Mississippi Grind Blu-ray Review
I legitimately went to IMDB and perused through Ryan Reynolds filmography to see if there was a movie that I could pinpoint, as his finest acting achievement. I learned that I haven’t seen a lot of his movies and that the ones I have seen, he’s always the goofy, cocky guy that learns a lesson about life. MISSISSIPPI GRIND is an acting performance that Reynolds can forever hang his hat on. That unmistakable strut of arrogance is on display, but it’s toned down to a more mature level. He’s matched equally by Ben Mendelsohn’s performance. It’s unfortunate this movie couldn’t match both their talents.
MISSISSIPPI GRIND is an interesting tale about gambling addiction, disguised as a road trip movie. It seems to condemn the addiction it highlights, but at the same time MISSISSIPPI GRIND champions the addiction as a fun “throw caution to the wind” lifestyle. When we first meet Gerry (Mendelsohn), his life is in ruins because of his addiction. His compulsive gambling has evolved into him becoming a chronic liar and a serial abuser of other people’s kindness.
In a smoky poker room, Gerry comes across the sociable Curtis (Reynolds). They hit it off immediately over their mutual love for cards and poker chips. After much discussion, and a few drinks, both decide to head down south to New Orleans to take part in a high-stakes poker game. Gerry is hoping to turn his luck around while Curtis appears to admire the aged gambler. Curtis merely seems interested so that he can learn more about his own path in life by picking up on what went wrong in Gerry’s.

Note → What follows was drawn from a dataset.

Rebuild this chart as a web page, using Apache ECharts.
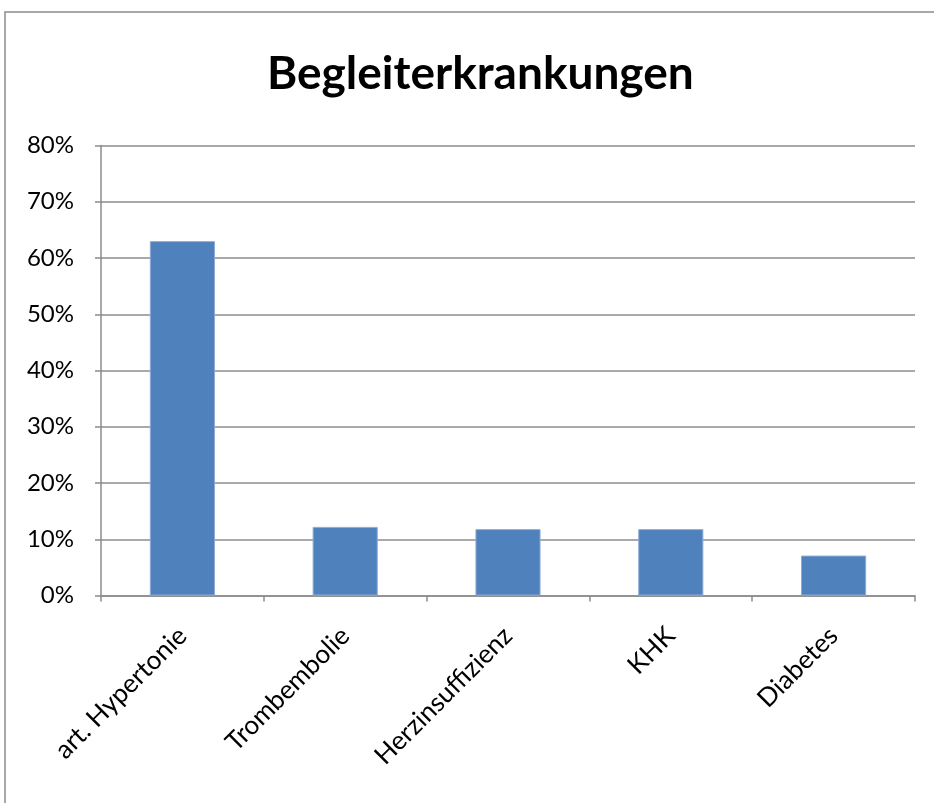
<!DOCTYPE html>
<html>
<head>
<meta charset="utf-8">
<script src="https://cdn.jsdelivr.net/npm/echarts@6/dist/echarts.min.js"></script>
<style>
html,body{margin:0;padding:0;background:#fff;}
#chart{width:934px;height:803px;}
</style>
</head>
<body>
<div id="chart"></div>
<script>
const titleText = 'Begleiterkrankungen';
const categories = ['art. Hypertonie', 'Trombembolie', 'Herzinsuffizienz', 'KHK', 'Diabetes'];
const values = [63.0, 12.2, 11.8, 11.8, 7.1];
const yTicks = [0, 10, 20, 30, 40, 50, 60, 70, 80];

const chart = echarts.init(document.getElementById('chart'), null, {renderer: 'canvas'});
const FONT = 'Lato';
chart.setOption({
  backgroundColor: '#ffffff',
  animation: false,
  graphic: [{
    type: 'rect',
    shape: {x: 5, y: 12, width: 1200, height: 1200},
    style: {fill: 'none', stroke: '#8c8c8c', lineWidth: 1.5},
    silent: true
  }],
  title: {
    text: titleText,
    left: 262,
    top: 46,
    textStyle: {fontFamily: FONT, fontWeight: 'bold', fontSize: 46, color: '#000'}
  },
  grid: {left: 101, right: 19, top: 145.5, bottom: 207.5, containLabel: false},
  xAxis: {
    type: 'category',
    data: categories,
    axisLine: {show: true, lineStyle: {color: '#8c8c8c', width: 1.5}},
    axisTick: {show: true, length: 6, alignWithLabel: false, lineStyle: {color: '#8c8c8c', width: 1.5}},
    axisLabel: {rotate: 45, margin: 36, fontFamily: FONT, fontSize: 26, color: '#000', interval: 0},
    splitLine: {show: false}
  },
  yAxis: {
    type: 'value',
    min: yTicks[0],
    max: yTicks[yTicks.length - 1],
    interval: 10,
    axisLine: {show: true, lineStyle: {color: '#8c8c8c', width: 1.5}},
    axisTick: {show: true, length: 6, lineStyle: {color: '#8c8c8c', width: 1.5}},
    axisLabel: {margin: 27, fontFamily: FONT, fontSize: 24, color: '#000', formatter: v => v + '%'},
    splitLine: {show: true, lineStyle: {color: '#8c8c8c', width: 1.5}}
  },
  series: [{
    type: 'bar',
    data: values,
    barWidth: '40%',
    itemStyle: {color: '#4F81BD', borderColor: '#8eaad6', borderWidth: 1}
  }]
});
</script>
</body>
</html>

The ensuing road trip is equal parts interesting and equal parts meandering. It reminds me a bit of SIDEWAYS, but like SIDEWAYS, I thought the story just didn’t match the spot-on acting. Mendelsohn portrays Gerry to a ‘T’ as we see just how far and low Gerry goes to win the smallest amount of money. Reynolds, who begins the movie curious and talkative, slowly becomes moody and reflective. The overall transformation of these characters is interesting enough, but sometimes their in-car conversations feel like eavesdropping on two people on a plane out of boredom.
When they’re not rolling the dice or rubbing their playing cards for good luck, the two find themselves dishing on life and love at seedy bars and downtrodden hotel rooms. The movie could have been an interesting character study if Gerry had more depth to him, other than his addiction. By the end we don’t really feel like we’ve learned too much about a man who’s looking for his next betting fix.
If you’re looking for growth or some kind of resolution to these two men’s lives, you’re out of luck. A certain amount of dread permeates as the road trip continues and by the end, it doesn’t really feel like any lessons were learned. But maybe that’s the point of MISSISSIPPI GRIND, that addiction sometimes is what makes a person. The performances in MISSISSIPPI GRIND are sure a bet, but if you’re looking to hedge your bets on the story, that could be a losing proposition.
Video: (1080p Widescreen 2:39:1) Everything, down to the individual cards and the lights on the slot machines, come through clear on this Blu-ray.
Audio: (English DTS-HD Master Audio 5.1) The sounds of the casino, the eerie silence filling the country side, reverberate wonderfully on this Blu-ray.
Two of a Kind: On the Road with MISSISSIPPI GRIND (17:28): An over encompassing behind the scenes feature that looks at the creation of the movie and provides thorough interviews with the cast and crew.